After years in which Pakistan’s army has tolerated or backed militant groups, Clinton’s visit is important “to increase the speed’’ of Pakistan’s shift toward confronting them, said Zafar Nawaz Jaspal, professor of international relations at Quaid-e-Azam University in Islamabad.

The TRUE REASON for the MEETING! MORE WAR!!!!

With the Obama administration vowing to begin withdrawing troops from Afghanistan in a year, “there is not much time left,’’ and the United States must “build conditions in Pakistan to keep the policy carry-on,’’ Jaspal said in a phone interview.

Qureshi told reporters the talks produced a “basic document’’ framing the two governments’ strategy and spending contributions in 13 sectors, including electricity supply and health care. He said the governments will review progress on the plan in Washington in October.

Clinton has said she wants to reduce years of mistrust in the US-Pakistani relationship.
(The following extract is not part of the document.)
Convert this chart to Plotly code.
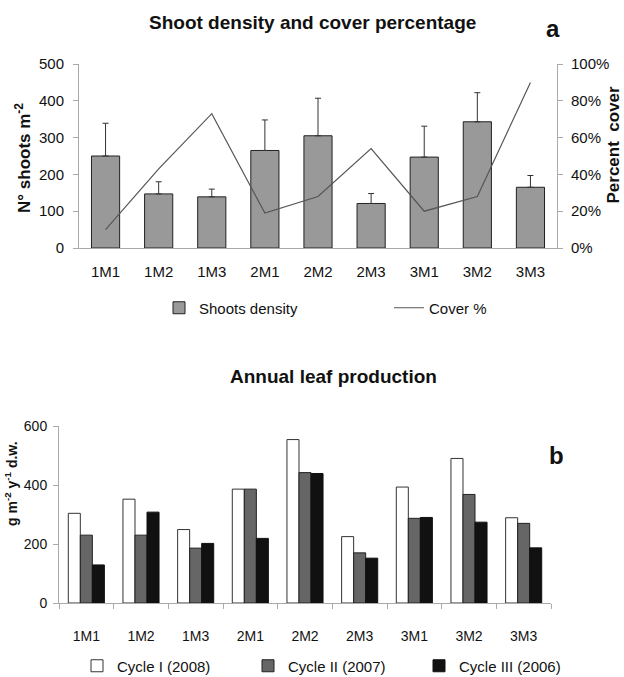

On May 9, she praised a “sea change in the commitment we’ve seen from the Pakistani government’’ to fighting terrorism, while saying the United States expects it to do more help to “bring to justice, capture or kill those who attacked us on 9/11.’’

How many dual-national Israelis are hanging out in Pakistan anyway?

While Pakistan’s army and government have attacked the main Taliban movement, they tolerate other guerrilla groups based near the Afghan border or in the most populous province, Punjab, analysts said.

Would that also include Jundallah?

“A mixed record on battling Islamist extremism includes ongoing apparent tolerance of Taliban elements operating from its territory,’’ South Asia analyst Alan Kronstadt of the Congressional Research Service wrote in a June report.

Richard Holbrooke, US special envoy to Afghanistan and Pakistan, told reporters Sunday that dialogue and US aid are “causing a change first within the Pakistani government and gradually more slowly in the Pakistani public opinion.’’

No more missile strikes, Dick?

Opinion survey data from the nonpartisan Pew Research Center in Washington showed that Pakistanis who view the US favorably increased to 17 percent this year from 10 percent in 2002.

That is still a very poor rating.

Sixty-four percent of respondents last year described the United States as an enemy.

Yeah, the missiles coming down from the drones and destroying villages probably isn't helping much.

After years of supporting the Taliban and other Afghan and Pakistani Islamic militant guerrillas, Pakistan’s army since October has fought offensives against Taliban guerrillas in six of seven tribal districts along the Afghan border.

Related: Who is Winning the Waziristan War?

Whoever is, the ordinary people are once again losing.